L’affaire Borrel devant la CIJ Commentary
L’affaire Borrel devant la CIJ

Bernard Nicholas [journaliste, auteur de deux documentaires d'enquête sur l'affaire Borrel]: "Cette audience [la semaine derriere] devant la C.I.J de La Haye est en effet un épisode important de cette affaire.

La République de Djibouti appuie sa demande sur un accord de coopération judiciaire passé avec la France, dès 1977 année de l'indépendance de Djibouti(ancienne colonie française).

Selon Djibouti, la France doit transmettre le dossier judiciaire concernant l'assassinat du juge Borrel à la justice djiboutienne dans le cadre de cette coopération.

Or plusieurs problèmes se posent.

  • Cette demande du dossier a été formulée par le Procureur Général de Djibouti, M.Djama Souleiman Ali. Ce magistrat est impliqué dans une affaire de subornation de témoin dans la cadre de l'affaire Borrel. Visé par un mandat d'arrêt international, il est renvoyé devant le Tribunal correctionnel de Versailles le 13 Mars prochain à l'issue d'une instruction qui a démontré que ce magistrat ainsi que le chef des services secrets de Djibouti, Hassan Saïd, ont exercé des pressions sur des témoins djiboutiens du dossier criminel, réfugiés en Belgique. Ce procès du 13 Mars fait peur au plus haut niveau de l'Etat djiboutien, car les deux personnes visées sont des proches du Président djiboutien. Et les pressions continuent sur ces témoins: une partie de la famille de Mohamed Saleh Aloumekhani a été expulsée de Djibouti vers le Yémen(8 personnes, sans leur passeport)voici 3 mois déjà, afin que M.Aloumekhani, témoin essentiel dans le dossier criminel, revienne sur son témoignage.
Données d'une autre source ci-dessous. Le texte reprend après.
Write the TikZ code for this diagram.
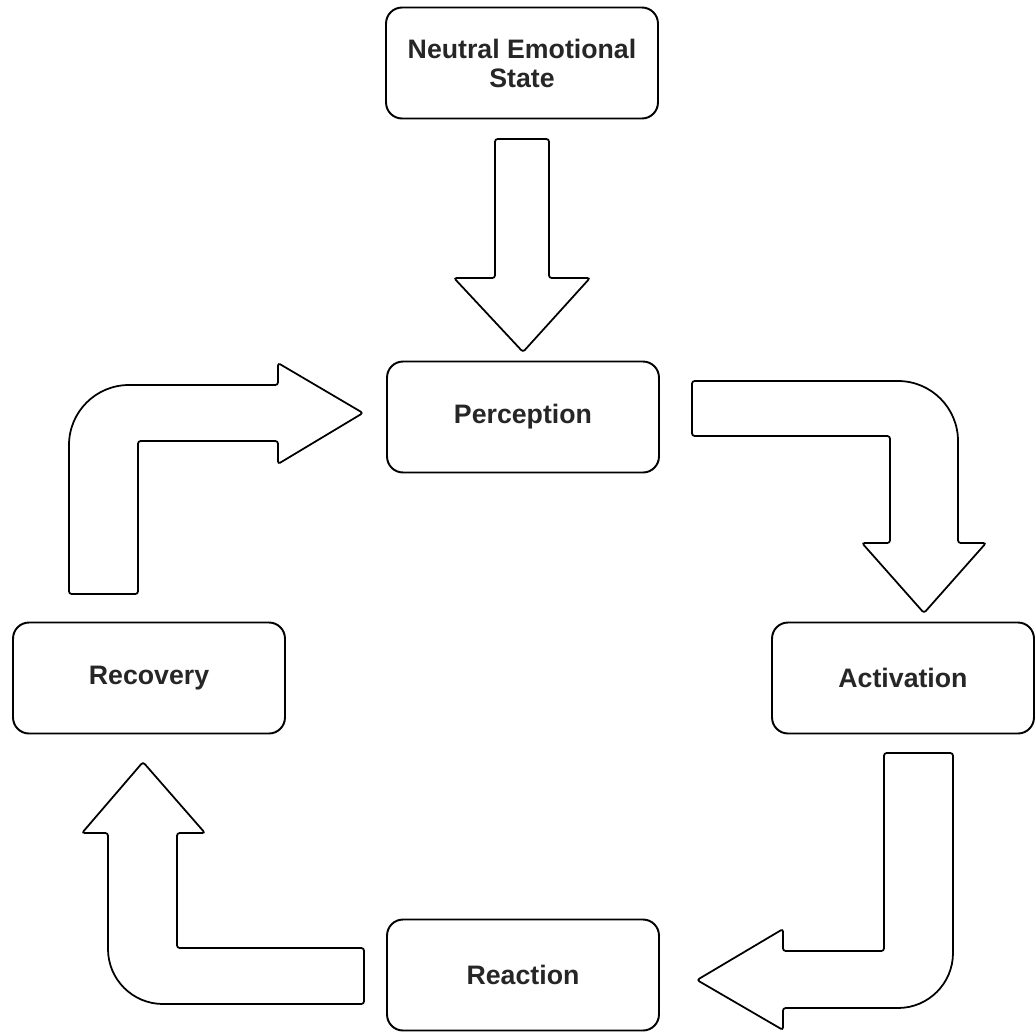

Ce qu'il refuse de faire depuis 2000.
  • Il apparaît en outre dans des documents émanant des Ministères français des Affaires étrangères et de la Justice, que c'est la France, par l'intermédiaire de Jacques Chirac lui-même qui en 2004, qui a suggéré à Djibouti d'attaquer la France devant la Cour Internationale de Justice de la Haye. Or cette cour ne règle que des litiges entre états.

    Y-a-t il litige quand les deux états s'entendent au préalable?

  • L'instruction judiciaire de l'affaire Borrel se poursuit en France, par Mme Sophie Clément. Il est inconcevable pour cette magistrate qui travaille sur ce dossier depuis 2002 de transmettre une copie de ce dossier à Djibouti. Ce dossier comporte un certain nombre de documents provenant des services secrets français et des noms d'agents français apparaissent, ce qui pourrait les mettre en danger. Ensuite, les noms des personnes visées par l'enquête française apparaissent aussi dans ce dossier; et ce sont le plus souvent des djiboutiens, proches d'Ismaïl Omar Guelleh, le Président de la République de Djibouti.

    Si le dossier est transmis à Djibouti, ces personnes pourraient être jugées très vite, et il serait impossible pour la justice française de poursuivre son travail, selon la règle du "Non bis in idem" qui interdit de juger deux fois la même personne sur des faits identiques dans une même affaire.

  • Aujourd'hui, les représentants de la France devant la C.I.J de la Haye ont plaidé contre la transmission du dossier à Djibouti. Nicolas Sarkozy soutient Mme Borrel dans son combat pour la vérité, ce que n'avait jamais fait (c'était le contraire) Jacques Chirac durant ses mandats."